Time expansion suppresses play sessions blurring the difference between ludic and ordinary. Salen and Zimmerman’s game definition breaks the boundaries of specific space and time boundaries explaining play intervals in terms of play sessions. This consideration takes into account the understanding of game as a consent action by players to engage the game, and that at some point, can decide to take breaks in which game rules do not apply. In Killer, there is no differentiation between ludic and ordinary time. Once players agree to join the game, there is no common break time, and any time is part of the game. Even if a player is doing homework in the library, another player could be playing nearby and try to kill him. Hence, the concept of time of play is uncertain and difficult to define since there are no global play-time breaks.

Finally, and as a consequence of mixing the ludic and ordinary space, pervasive games can make non-players participate in the game and, therefore, pervasive games have a social expansion. The participation of external people has to be taken into account when designing the games and has to deal with possible problems raised by involving them. As examples of different non-voluntary player participation in games; in the mentioned Killer, non-players are treated as mere spectators.
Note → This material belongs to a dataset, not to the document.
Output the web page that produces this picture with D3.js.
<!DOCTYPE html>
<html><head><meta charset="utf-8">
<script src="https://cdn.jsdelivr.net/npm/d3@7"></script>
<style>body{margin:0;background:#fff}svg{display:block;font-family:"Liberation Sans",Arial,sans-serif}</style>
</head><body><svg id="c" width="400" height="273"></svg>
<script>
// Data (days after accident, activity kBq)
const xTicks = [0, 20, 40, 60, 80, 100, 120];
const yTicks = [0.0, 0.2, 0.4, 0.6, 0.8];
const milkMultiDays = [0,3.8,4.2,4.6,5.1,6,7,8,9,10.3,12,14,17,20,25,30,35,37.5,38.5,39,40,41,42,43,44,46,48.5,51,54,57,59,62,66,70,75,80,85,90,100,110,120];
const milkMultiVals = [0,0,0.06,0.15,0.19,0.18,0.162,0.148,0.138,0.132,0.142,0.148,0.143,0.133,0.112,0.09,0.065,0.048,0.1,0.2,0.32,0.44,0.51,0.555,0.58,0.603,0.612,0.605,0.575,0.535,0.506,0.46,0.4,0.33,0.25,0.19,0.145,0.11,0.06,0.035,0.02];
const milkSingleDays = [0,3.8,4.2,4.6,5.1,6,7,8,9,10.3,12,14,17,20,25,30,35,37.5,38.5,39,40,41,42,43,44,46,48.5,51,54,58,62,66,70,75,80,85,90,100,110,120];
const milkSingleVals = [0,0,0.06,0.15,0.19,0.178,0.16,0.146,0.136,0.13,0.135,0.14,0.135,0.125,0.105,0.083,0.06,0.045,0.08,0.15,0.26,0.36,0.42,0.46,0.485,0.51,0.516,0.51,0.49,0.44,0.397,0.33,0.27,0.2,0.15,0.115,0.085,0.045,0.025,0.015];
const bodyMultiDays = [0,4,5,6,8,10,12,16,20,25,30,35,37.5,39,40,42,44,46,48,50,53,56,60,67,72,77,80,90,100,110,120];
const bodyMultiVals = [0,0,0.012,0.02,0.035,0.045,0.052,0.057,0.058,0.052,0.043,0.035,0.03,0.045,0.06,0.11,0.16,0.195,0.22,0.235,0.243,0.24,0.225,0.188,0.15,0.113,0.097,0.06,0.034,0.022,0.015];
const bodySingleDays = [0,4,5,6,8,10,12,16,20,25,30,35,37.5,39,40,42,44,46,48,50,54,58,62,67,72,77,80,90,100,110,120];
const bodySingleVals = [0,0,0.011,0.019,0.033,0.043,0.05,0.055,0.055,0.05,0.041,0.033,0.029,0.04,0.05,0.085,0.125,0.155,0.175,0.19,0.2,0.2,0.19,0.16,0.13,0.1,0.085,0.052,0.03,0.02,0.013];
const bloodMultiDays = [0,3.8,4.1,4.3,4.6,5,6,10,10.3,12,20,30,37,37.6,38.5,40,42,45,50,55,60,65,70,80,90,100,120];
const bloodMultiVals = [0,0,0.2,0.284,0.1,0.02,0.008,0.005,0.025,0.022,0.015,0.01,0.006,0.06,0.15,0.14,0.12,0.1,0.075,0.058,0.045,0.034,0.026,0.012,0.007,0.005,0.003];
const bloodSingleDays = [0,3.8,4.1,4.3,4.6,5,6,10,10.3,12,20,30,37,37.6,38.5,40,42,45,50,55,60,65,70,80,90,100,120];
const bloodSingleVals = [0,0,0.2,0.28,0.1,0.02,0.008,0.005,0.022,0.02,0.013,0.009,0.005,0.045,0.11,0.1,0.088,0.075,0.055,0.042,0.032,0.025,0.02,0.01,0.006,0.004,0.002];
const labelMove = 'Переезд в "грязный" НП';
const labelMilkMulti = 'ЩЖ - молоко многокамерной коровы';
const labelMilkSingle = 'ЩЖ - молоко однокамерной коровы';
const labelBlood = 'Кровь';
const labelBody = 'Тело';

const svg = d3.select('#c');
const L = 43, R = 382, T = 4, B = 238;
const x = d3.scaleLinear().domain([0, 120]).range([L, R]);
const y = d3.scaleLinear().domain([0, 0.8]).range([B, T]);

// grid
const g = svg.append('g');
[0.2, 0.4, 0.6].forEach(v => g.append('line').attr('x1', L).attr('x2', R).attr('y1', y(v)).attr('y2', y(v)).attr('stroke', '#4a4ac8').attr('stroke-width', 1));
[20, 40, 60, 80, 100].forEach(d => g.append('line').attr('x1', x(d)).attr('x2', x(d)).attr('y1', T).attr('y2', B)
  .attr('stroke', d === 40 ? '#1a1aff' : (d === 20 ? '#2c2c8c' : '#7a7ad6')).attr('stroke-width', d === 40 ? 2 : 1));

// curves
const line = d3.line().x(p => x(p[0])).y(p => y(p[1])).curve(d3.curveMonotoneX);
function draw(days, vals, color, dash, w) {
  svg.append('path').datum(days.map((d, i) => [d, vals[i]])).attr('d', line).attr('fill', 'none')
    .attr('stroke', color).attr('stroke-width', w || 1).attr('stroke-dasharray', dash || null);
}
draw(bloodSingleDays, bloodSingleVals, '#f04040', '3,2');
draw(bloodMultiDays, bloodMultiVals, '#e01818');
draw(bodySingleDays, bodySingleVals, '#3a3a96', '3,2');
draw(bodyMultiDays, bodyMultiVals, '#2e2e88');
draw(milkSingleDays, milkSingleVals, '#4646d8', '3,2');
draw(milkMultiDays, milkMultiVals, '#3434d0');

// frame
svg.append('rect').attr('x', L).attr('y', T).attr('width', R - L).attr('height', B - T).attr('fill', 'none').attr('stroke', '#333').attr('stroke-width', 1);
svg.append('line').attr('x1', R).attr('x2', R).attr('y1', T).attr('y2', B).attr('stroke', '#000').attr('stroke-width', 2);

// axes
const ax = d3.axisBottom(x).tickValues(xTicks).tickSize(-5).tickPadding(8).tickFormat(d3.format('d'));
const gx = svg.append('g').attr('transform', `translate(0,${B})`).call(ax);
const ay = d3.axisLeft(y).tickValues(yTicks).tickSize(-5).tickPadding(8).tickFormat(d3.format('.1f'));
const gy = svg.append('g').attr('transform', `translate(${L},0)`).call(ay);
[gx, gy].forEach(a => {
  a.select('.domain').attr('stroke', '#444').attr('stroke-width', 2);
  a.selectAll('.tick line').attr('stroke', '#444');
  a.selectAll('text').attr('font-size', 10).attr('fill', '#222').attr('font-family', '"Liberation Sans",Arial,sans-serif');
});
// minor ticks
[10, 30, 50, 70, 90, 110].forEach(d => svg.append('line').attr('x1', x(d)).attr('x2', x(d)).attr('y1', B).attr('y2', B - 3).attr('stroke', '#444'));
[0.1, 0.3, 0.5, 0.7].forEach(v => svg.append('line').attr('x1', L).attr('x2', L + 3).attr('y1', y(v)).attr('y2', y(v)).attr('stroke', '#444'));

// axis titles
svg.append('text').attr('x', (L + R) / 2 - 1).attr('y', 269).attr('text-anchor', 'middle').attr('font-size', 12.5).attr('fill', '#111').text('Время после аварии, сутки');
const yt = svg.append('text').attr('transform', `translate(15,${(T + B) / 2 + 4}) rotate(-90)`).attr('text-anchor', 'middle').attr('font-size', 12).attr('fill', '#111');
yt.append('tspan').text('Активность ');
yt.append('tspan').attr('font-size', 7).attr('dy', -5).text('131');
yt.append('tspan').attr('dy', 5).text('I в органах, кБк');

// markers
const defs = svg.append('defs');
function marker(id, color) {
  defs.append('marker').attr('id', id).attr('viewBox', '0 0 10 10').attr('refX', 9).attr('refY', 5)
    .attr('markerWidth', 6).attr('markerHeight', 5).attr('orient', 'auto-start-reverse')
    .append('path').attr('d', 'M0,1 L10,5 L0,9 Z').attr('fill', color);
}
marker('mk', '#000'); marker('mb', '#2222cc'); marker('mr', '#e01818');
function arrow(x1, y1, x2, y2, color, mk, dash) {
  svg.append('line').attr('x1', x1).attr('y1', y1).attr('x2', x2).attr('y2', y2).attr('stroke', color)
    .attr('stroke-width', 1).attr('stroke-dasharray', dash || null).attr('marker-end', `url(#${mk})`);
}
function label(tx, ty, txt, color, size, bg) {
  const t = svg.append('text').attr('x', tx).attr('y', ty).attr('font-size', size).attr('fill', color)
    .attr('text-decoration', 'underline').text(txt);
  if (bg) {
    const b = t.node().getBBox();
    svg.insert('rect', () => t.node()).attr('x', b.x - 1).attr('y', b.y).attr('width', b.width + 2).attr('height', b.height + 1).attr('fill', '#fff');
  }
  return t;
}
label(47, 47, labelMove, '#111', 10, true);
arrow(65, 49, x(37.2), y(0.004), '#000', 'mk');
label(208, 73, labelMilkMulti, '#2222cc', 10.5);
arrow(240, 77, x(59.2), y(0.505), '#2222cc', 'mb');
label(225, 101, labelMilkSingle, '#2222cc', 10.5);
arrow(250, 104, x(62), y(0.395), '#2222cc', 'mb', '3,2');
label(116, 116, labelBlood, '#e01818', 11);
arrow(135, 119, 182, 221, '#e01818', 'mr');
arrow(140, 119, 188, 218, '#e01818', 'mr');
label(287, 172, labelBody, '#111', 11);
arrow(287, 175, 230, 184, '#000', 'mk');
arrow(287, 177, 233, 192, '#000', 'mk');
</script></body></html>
In order to avoid misunderstandings with non-players thinking that an in-game assassination is real, the game penalizes assassinations with witnesses. Opposed to Killer, in the game Cruel 2 B kind the designers tried to involve non-players by changing Killer’s violent assassinations for kind actions while keeping the core mechanic. Thus, if a player performs one of the predetermined kind actions to another player, the targeted player loses. Another addition to Cruel 2 B kind is that players do not know their targets and, therefore, they have to guess who is playing. This mechanic can cause that players end up performing the stipulated kind actions to non-players, in which case nothing happens to the targeted person.

The other role that non-players can take in Cruel 2 B kind is as killers, which might casually happen if non-players perform one of the kind actions to the player.

Different grades of each expansion lead to different experiences, and thereby there is a rich group of subgenres in pervasive games. At the same time, each subgenre can contain games with different levels of each expansion. In treasure hunts, players try to find objects hidden in the real world. One example of this subgenre that focus on spatial and temporal expansion is The Game, in which players play continuously in the ordinary world solving puzzles in order to know where the next puzzle is, and with the ultimate goal of reaching the final prize. On the other hand, Insectopia [88] has a greater social expansion using non-player’s Bluetooth devices to generate unique insects that players have to find and capture using their mobile devices.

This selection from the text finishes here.